Quick Take

Lookout Santa Cruz has won the 2024 Pulitzer Prize for Breaking News Reporting, for our coverage of the catastrophic January 2023 floods in Santa Cruz County.

We have incredible news to share. 

Today, the Pulitzer Prize jury gave its coveted “Breaking News Reporting” award to Lookout for our wall-to-wall coverage of Santa Cruz County’s catastrophic January 2023 floods.

“For its detailed and nimble community-focused coverage, over a holiday weekend, of catastrophic flooding and mudslides that displaced thousands of California residents and destroyed more than 1,000 homes and businesses,” said Marjorie Miller, vice president and global enterprise editor at The Associated Press said Monday in announcing the award.

YouTube video

We are awed to win the category won in the past three years by the Los Angeles Times, the Miami Herald and the Minneapolis Star Tribune. 

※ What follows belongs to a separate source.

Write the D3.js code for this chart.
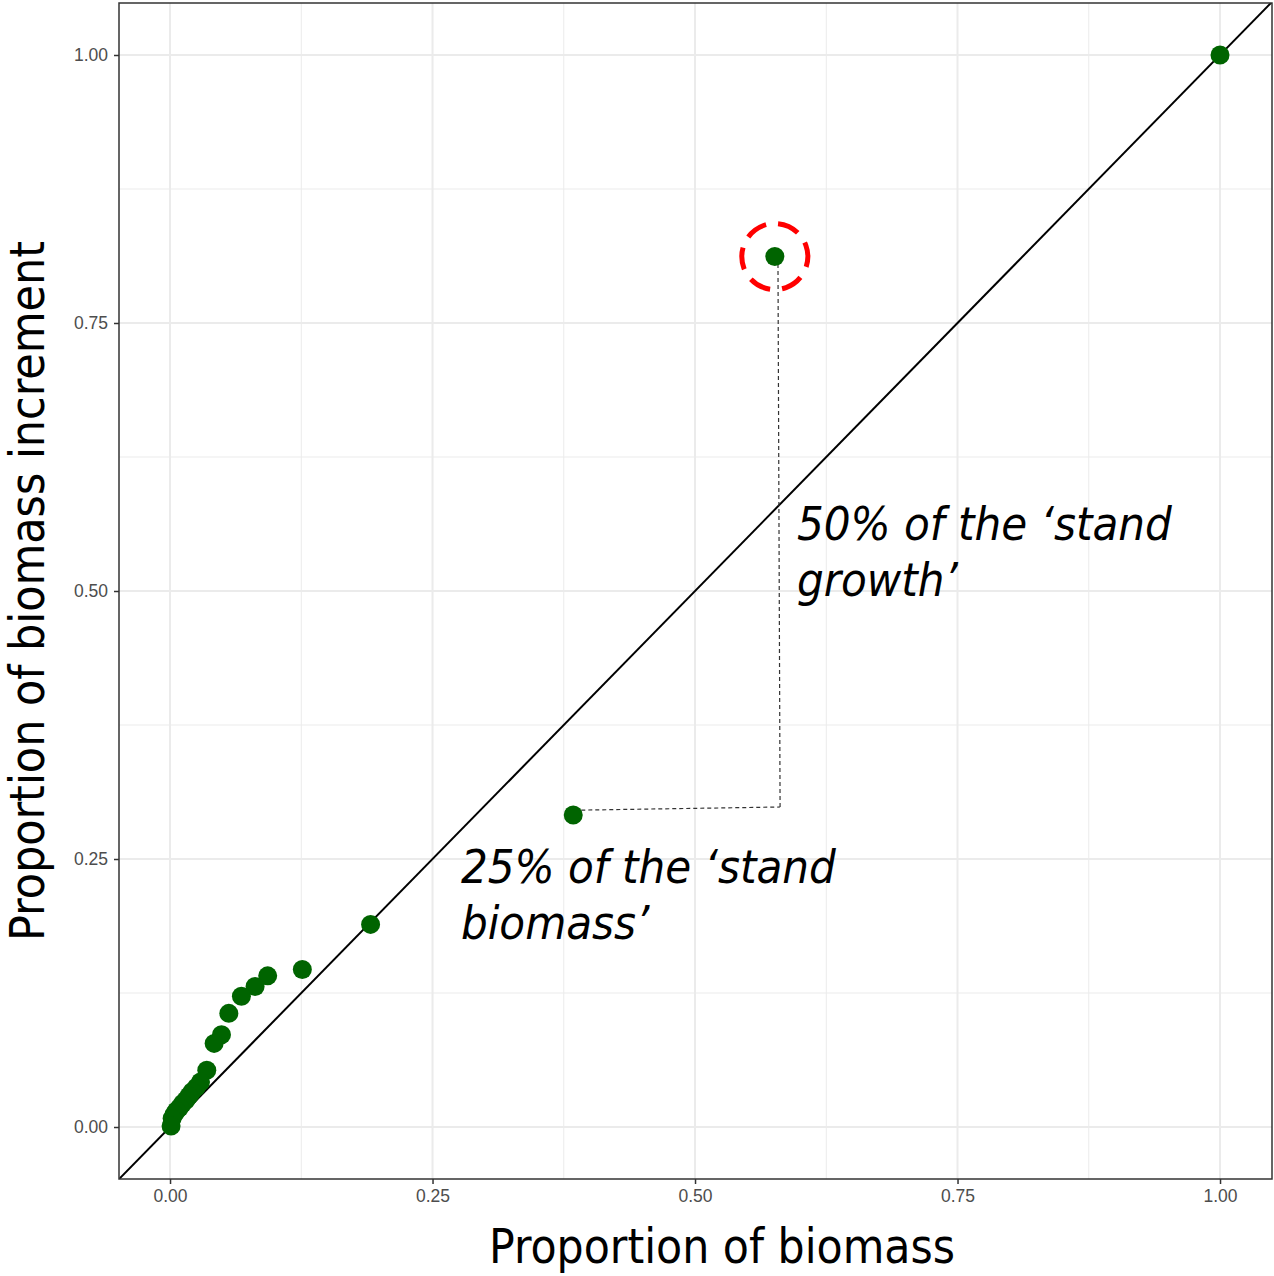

The other finalists were the Honolulu Civil Beat for its coverage of Maui wildfires and the Los Angeles Times for coverage of a fatal Lunar New Year shooting.

Everyone in our company contributed to that coverage and our many (digital) ways to distribute it to readers throughout the county, even those without internet service. It was a true team effort that required us to often work 12-hour days and through weekends. But our newsroom matched the often-heroic work of local responders, doing the job we were built to do.

We made all our coverage free. Here’s a page that collects much of it, along with our award-winning submission to the Pulitzer Prizes.

We reported quickly and carefully, vetting often scattered and confusing facts, making sure we got out the accurate news and information essential to individual and community decision-making. We documented in words, images and videos what people from the reaches of San Lorenzo Valley to Pajaro to Capitola were experiencing. We called on President Joe Biden to visit beleaguered South County as well as jaw-dropping coastal damage. We did what we always do, but at warp speed and still made sure that our deep reporting work got its usual double edits by our experienced, diligent editors. 

We also used every digital means at our disposal to keep getting news and information out. Digital distribution is instantaneous and works for most of you. But our text messaging service often got through to phones, when the internet got interrupted. That allowed us to keep the updates coming, but as the best community radio stations once did. 

Sign up for breaking new TEXT ALERTS

In short, we did our jobs, and we heard so many thanks for it. The Pulitzer is icing on that cake.

So, thank you for being our members, readers, marketing partners, civic partners and supporters. of our work. You helped us build the team and the product that could meet the moment. Last week, I told you about our second Lookout in Eugene-Springfield, Oregon, coming soon – and our wider plans to build a Lookout Local network so more communities can get the daily coverage they need – and have trusted journalists ready to meet the community’s unforeseen crisis. 

And if you haven’t yet become a member, there is no day like Pulitzer day to do that. Please join us today. It’s the best way to celebrate with us.

This prize further certifies what we believed as we have all together built Lookout: If you offer a community a new able-to-be-trusted, authentically local news brand, they will come, read and become members.